No, really. I despise it. When I’m in the kitchen—and I’m not too fond of that, either—I avoid eye contact with the sink, as if it were a petty rival. I’m aware, deeply aware, of its deficiencies, and instead of politely overlooking them, I sneer when they are displayed. “Piece of shit,” I say under my breath when I can’t fit my mixing bowl under the faucet for a decent rinse. I sigh with unconcealed impatience at the anemic stream from the hand-held sprayer.
The two little windows above the sink are shamefully inadequate. The sill outside is covered in mildew. The windows themselves are the kind that crank in and out, the kind that get stuck when I forget and open them more than six inches when I’m desperate for fresh air, for space, for something my eyes can safely settle upon. The biggest flaw with the windows is that they face north. Looking out of them is like reading with a dim bulb: my eyes alternately squint and widen in an effort to conserve and, at the same time, capture more light, a commodity which is in short supply in this land of grey and shrinking skies.
When people come over, they’re not immediately horrified by the dark hole of my kitchen with its offending sink. “Oh, what a nice place this is,” they say, as they take in the wide planks of pine on the floor, the fireplace and the built-in bookcases. They don’t see what I see, and they have no concept at all of what desolation there is in what I don’t see every time I step into this room.
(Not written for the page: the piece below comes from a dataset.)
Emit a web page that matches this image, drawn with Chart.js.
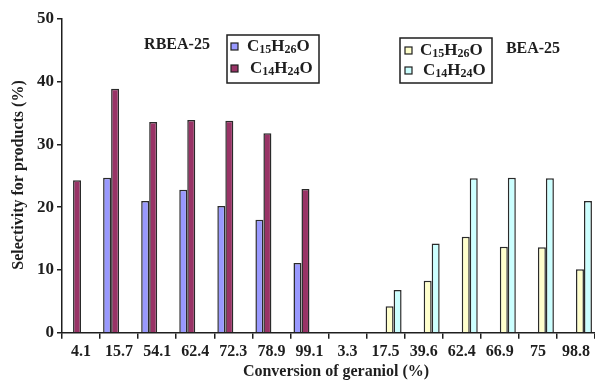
<!DOCTYPE html>
<html>
<head>
<meta charset="utf-8">
<script src="https://cdn.jsdelivr.net/npm/chart.js@4/dist/chart.umd.min.js"></script>
<style>
  html, body { margin: 0; padding: 0; background: #fff; }
  #wrap { width: 595px; height: 385px; }
</style>
</head>
<body>
<div id="wrap"><canvas id="selectivity" width="595" height="385"></canvas></div>
<script>
// conversion of geraniol (%) - first 7 runs on RBEA-25, last 7 on BEA-25
let conversion = ['4.1', '15.7', '54.1', '62.4', '72.3', '78.9', '99.1',
                  '3.3', '17.5', '39.6', '62.4', '66.9', '75', '98.8'];

// selectivity (%) per product and catalyst, null where there is no bar
let rbeaC15 = [null, 24.7, 21.0, 22.8, 20.2, 18.0, 11.1,
               null, null, null, null, null, null, null];
let rbeaC14 = [24.3, 38.9, 33.6, 33.9, 33.8, 31.8, 22.9,
               null, null, null, null, null, null, null];
let beaC15  = [null, null, null, null, null, null, null,
               null, 4.2, 8.3, 15.3, 13.7, 13.6, 10.1];
let beaC14  = [null, null, null, null, null, null, null,
               null, 6.8, 14.2, 24.6, 24.7, 24.6, 21.0];

let yTicks = [0, 10, 20, 30, 40, 50];

const ink = '#1e1e1e';
const serif = '"Liberation Serif", "Times New Roman", serif';

// writes a formula like C15H26O with the digits as subscripts
function drawFormula(ctx, txt, x, y) {
    let parts = txt.match(/[A-Za-z]+|\d+/g);
    parts.forEach(function (p) {
        if (/\d/.test(p)) {
            ctx.font = 'bold 12px ' + serif;
            ctx.fillText(p, x, y + 3);
        } else {
            ctx.font = 'bold 17px ' + serif;
            ctx.fillText(p, x, y);
        }
        x += ctx.measureText(p).width;
    });
}

function legendBox(ctx, chart, box, items) {
    ctx.save();
    ctx.strokeStyle = ink;
    ctx.lineWidth = 1.5;
    ctx.strokeRect(box.x, box.y, box.w, box.h);
    items.forEach(function (it) {
        let ds = chart.data.datasets[it.ds];
        ctx.fillStyle = ds.backgroundColor;
        ctx.fillRect(it.mx, it.y - 4, 7, 7);
        ctx.lineWidth = 1.2;
        ctx.strokeRect(it.mx, it.y - 4, 7, 7);
        ctx.fillStyle = ink;
        ctx.textBaseline = 'middle';
        ctx.textAlign = 'left';
        drawFormula(ctx, ds.label, it.tx, it.y);
    });
    ctx.restore();
}

const annotate = {
    id: 'annotate',
    afterDraw(chart) {
        let ctx = chart.ctx;
        ctx.save();
        ctx.fillStyle = ink;
        ctx.textAlign = 'center';
        ctx.textBaseline = 'middle';

        ctx.font = 'bold 16px ' + serif;
        ctx.fillText('RBEA-25', 177, 45);
        ctx.fillText('BEA-25', 533, 49);

        // axis titles
        ctx.font = 'bold 16px ' + serif;
        ctx.fillText('Conversion of geraniol (%)', 336, 372);
        ctx.translate(19, 175);
        ctx.rotate(-Math.PI / 2);
        ctx.fillText('Selectivity for products (%)', 0, 0);
        ctx.restore();

        legendBox(ctx, chart, {x: 227, y: 35, w: 92, h: 48}, [
            {ds: 0, mx: 231, tx: 247, y: 47},
            {ds: 1, mx: 231, tx: 250, y: 69}
        ]);
        legendBox(ctx, chart, {x: 400, y: 38, w: 92, h: 45}, [
            {ds: 2, mx: 405, tx: 420, y: 51},
            {ds: 3, mx: 405, tx: 423, y: 71}
        ]);
    }
};

let ctx = document.getElementById('selectivity').getContext('2d');

let selectivityChart = new Chart(ctx, {
    type: 'bar',
    data: {
        labels: conversion,
        datasets: [
            { label: 'C15H26O', data: rbeaC15, backgroundColor: '#9999FF' },
            { label: 'C14H24O', data: rbeaC14, backgroundColor: '#993366' },
            { label: 'C15H26O', data: beaC15,  backgroundColor: '#FFFFCC' },
            { label: 'C14H24O', data: beaC14,  backgroundColor: '#CCFFFF' }
        ]
    },
    options: {
        responsive: false,
        animation: false,
        layout: { padding: { top: 19, left: 0, right: 0, bottom: 0 } },
        datasets: {
            bar: {
                borderColor: '#2a2a2a',
                borderWidth: 1.5,
                categoryPercentage: 0.84,
                barPercentage: 1.0
            }
        },
        plugins: {
            legend: { display: false },
            tooltip: { enabled: false }
        },
        scales: {
            x: {
                grid: {
                    offset: true,
                    drawOnChartArea: false,
                    tickLength: 6,
                    color: ink,
                    lineWidth: 1.5
                },
                border: { color: ink, width: 1.5 },
                ticks: {
                    color: ink,
                    padding: 4,
                    maxRotation: 0,
                    autoSkip: false,
                    font: { family: serif, size: 16, weight: 'bold' }
                },
                afterFit: function (scale) { scale.height = 52.3; }
            },
            y: {
                min: yTicks[0],
                max: yTicks[yTicks.length - 1],
                afterBuildTicks: function (scale) {
                    scale.ticks = yTicks.map(function (v) { return { value: v }; });
                },
                grid: {
                    drawOnChartArea: false,
                    tickLength: 5,
                    color: ink,
                    lineWidth: 1.5
                },
                border: { color: ink, width: 1.5 },
                ticks: {
                    color: ink,
                    padding: 3,
                    font: { family: serif, size: 17, weight: 'bold' }
                },
                afterFit: function (scale) { scale.width = 62; }
            }
        }
    },
    plugins: [annotate]
});
</script>
</body>
</html>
My reaction might seem just a tad over the top. I know my reaction is over the top. But knowing that doesn’t help me at all. This isn’t really about the sink, of course. The real problem is that I can’t see the horizon.
Montana, where we used to live, is defined not by its boundaries but by the lack of them. We measured distances by mountain range, and we were so much more aware of the four cardinal directions—north, south, east, west—because there was just so much more of each one. West was never just “that way.”
For me, standing in my house, west was the pasture outside our living room windows where one spring, before the snow melted in the mountains, a moose gave birth to twins in the dry bed of the irrigation ditch. Farther west, the pasture stretched past our property line and ranged across the flat of the plain, interrupted only by cottonwood trees lined up single file along the sparse network of roads and ditches. Even farther west, the land lifted and plunged like the sea: green, brown or white, depending on the season, lapping up against the Absaroka Mountains and spilling beyond. Whole towns were hidden down in the troughs of the hills, which rolled on to the Gallatin Range. The city of Bozeman lay behind this, and more mountains. Finally, the western sun set after its long trip and hung suspended at the last moment for encore after encore of radiant sky. With a horizon like that, the only obstacles were the limits of my own imagination.